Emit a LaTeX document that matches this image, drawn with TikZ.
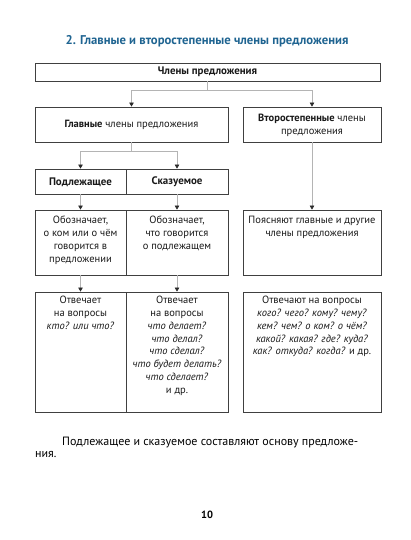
\documentclass[tikz,border=0pt]{standalone}
\usepackage{fontspec}
\setmainfont{PT Sans}
\usetikzlibrary{arrows.meta}
\definecolor{titleblue}{HTML}{1F6491}
\definecolor{boxline}{HTML}{404040}
\definecolor{conn}{HTML}{B4B4B4}
\definecolor{tip}{HTML}{2A2A2A}
\begin{document}
\begin{tikzpicture}[x=1pt,y=-1pt,
  box/.style={draw=boxline,line width=0.8pt,rectangle,inner sep=0pt,anchor=center},
  txt/.style={align=center,font=\fontsize{10.5}{12.8}\selectfont,inner sep=0pt,text=black!90},
  head/.style={txt,font=\fontsize{10.9}{12.8}\selectfont\bfseries},
  conline/.style={draw=conn,line width=0.6pt},
  arr/.style={conline,-{Triangle[width=4.5pt,length=4pt,color=tip]}}
]
\useasboundingbox (0,0) rectangle (411,540);
% title
\node[font=\fontsize{12.7}{15}\selectfont\bfseries,text=titleblue,inner sep=0pt] (title) at (207,41) {2. Главные и второстепенные члены предложения};
% boxes
\node[box,minimum width=345pt,minimum height=18pt] (top) at (207.5,72) {};
\node[head] (toptxt) at (207.5,72) {Члены предложения};
\node[box,minimum width=193pt,minimum height=35pt] (glav) at (131.5,124.5) {};
\node[txt] (glavtxt) at (131.5,125) {\textbf{Главные} члены предложения};
\node[box,minimum width=138pt,minimum height=35pt] (vtor) at (312,124.5) {};
\node[txt] (vtortxt) at (312,125) {\textbf{Второстепенные} члены\\предложения};
\node[box,minimum width=91pt,minimum height=25pt] (podl) at (80.5,181.5) {};
\node[head] (podltxt) at (80.5,182) {Подлежащее};
\node[box,minimum width=102pt,minimum height=25pt] (skaz) at (177,181.5) {};
\node[head] (skaztxt) at (177,182) {Сказуемое};
% descriptions
\node[box,minimum width=91pt,minimum height=65pt] (d1) at (80.5,242.5) {};
\node[txt,anchor=north] (d1txt) at (80.5,216) {Обозначает,\\о ком или о чём\\говорится в\\предложении};
\node[box,minimum width=102pt,minimum height=65pt] (d2) at (177,242.5) {};
\node[txt,anchor=north] (d2txt) at (177,216) {Обозначает,\\что говорится\\о подлежащем};
\node[box,minimum width=138pt,minimum height=65pt] (d3) at (312,242.5) {};
\node[txt,anchor=north] (d3txt) at (312,216) {Поясняют главные и другие\\члены предложения};
% questions
\node[box,minimum width=91pt,minimum height=120pt] (q1) at (80.5,352) {};
\node[txt,anchor=north] (q1txt) at (80.5,296) {Отвечает\\на вопросы\\\textit{кто? или что?}};
\node[box,minimum width=102pt,minimum height=120pt] (q2) at (177,352) {};
\node[txt,anchor=north] (q2txt) at (177,296) {Отвечает\\на вопросы\\\textit{что делает?}\\\textit{что делал?}\\\textit{что сделал?}\\\textit{что будет делать?}\\\textit{что сделает?}\\и др.};
\node[box,minimum width=138pt,minimum height=120pt] (q3) at (312,352) {};
\node[txt,anchor=north] (q3txt) at (312,296) {Отвечают на вопросы\\\textit{кого? чего? кому? чему?}\\\textit{кем? чем? о ком? о чём?}\\\textit{какой? какая? где? куда?}\\\textit{как? откуда? когда?} и др.};
% connectors
\coordinate (j1) at (207.5,90);
\coordinate (j2) at (131.5,151);
\draw[conline] (top.south) -- (j1);
\draw[arr] (j1) -| (glav.north);
\draw[arr] (j1) -| (vtor.north);
\draw[conline] (glav.south) -- (j2);
\draw[arr] (j2) -| (podl.north);
\draw[arr] (j2) -| (skaz.north);
\draw[arr] (podl.south) -- (d1.north);
\draw[arr] (skaz.south) -- (d2.north);
\draw[arr] (vtor.south) -- (d3.north);
\draw[arr] (d1.south) -- (q1.north);
\draw[arr] (d2.south) -- (q2.north);
% bottom text
\node[font=\fontsize{12}{13}\selectfont,anchor=base west,inner sep=0pt,text=black] (p1) at (62,445) {Подлежащее и сказуемое составляют основу предложе-};
\node[font=\fontsize{12}{13}\selectfont,anchor=base west,inner sep=0pt,text=black] (p2) at (35,457.5) {ния.};
\node[font=\fontsize{10.5}{12}\selectfont\bfseries,inner sep=0pt] (pg) at (207,515) {10};
\end{tikzpicture}
\end{document}
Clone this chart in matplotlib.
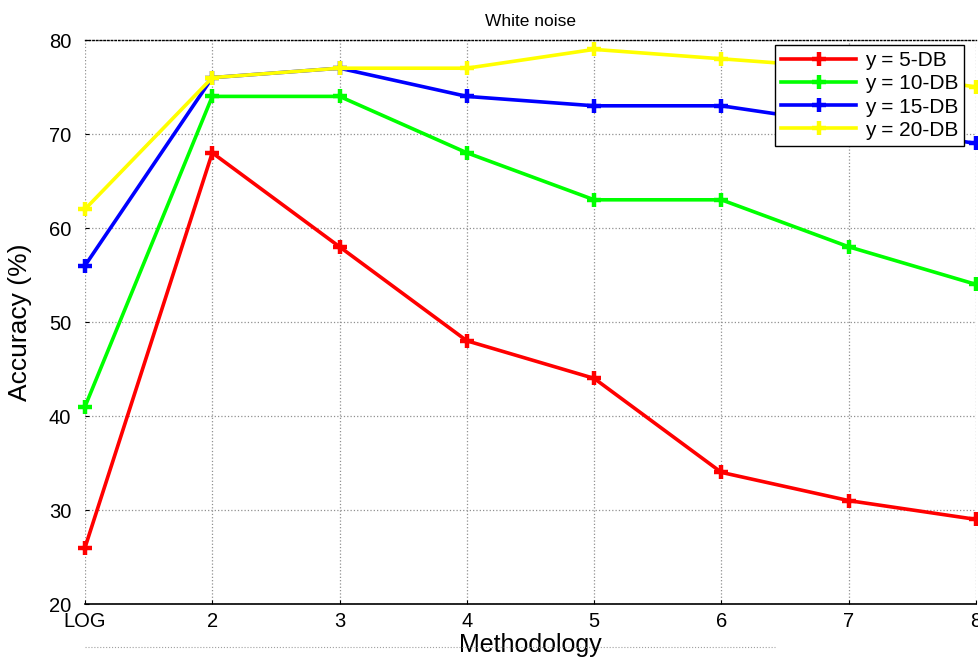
════════
Locate the lines above that contain "this" and copy them.

### Answer below
Emit a LaTeX document that matches this image, drawn with TikZ.
Clone this chart in matplotlib.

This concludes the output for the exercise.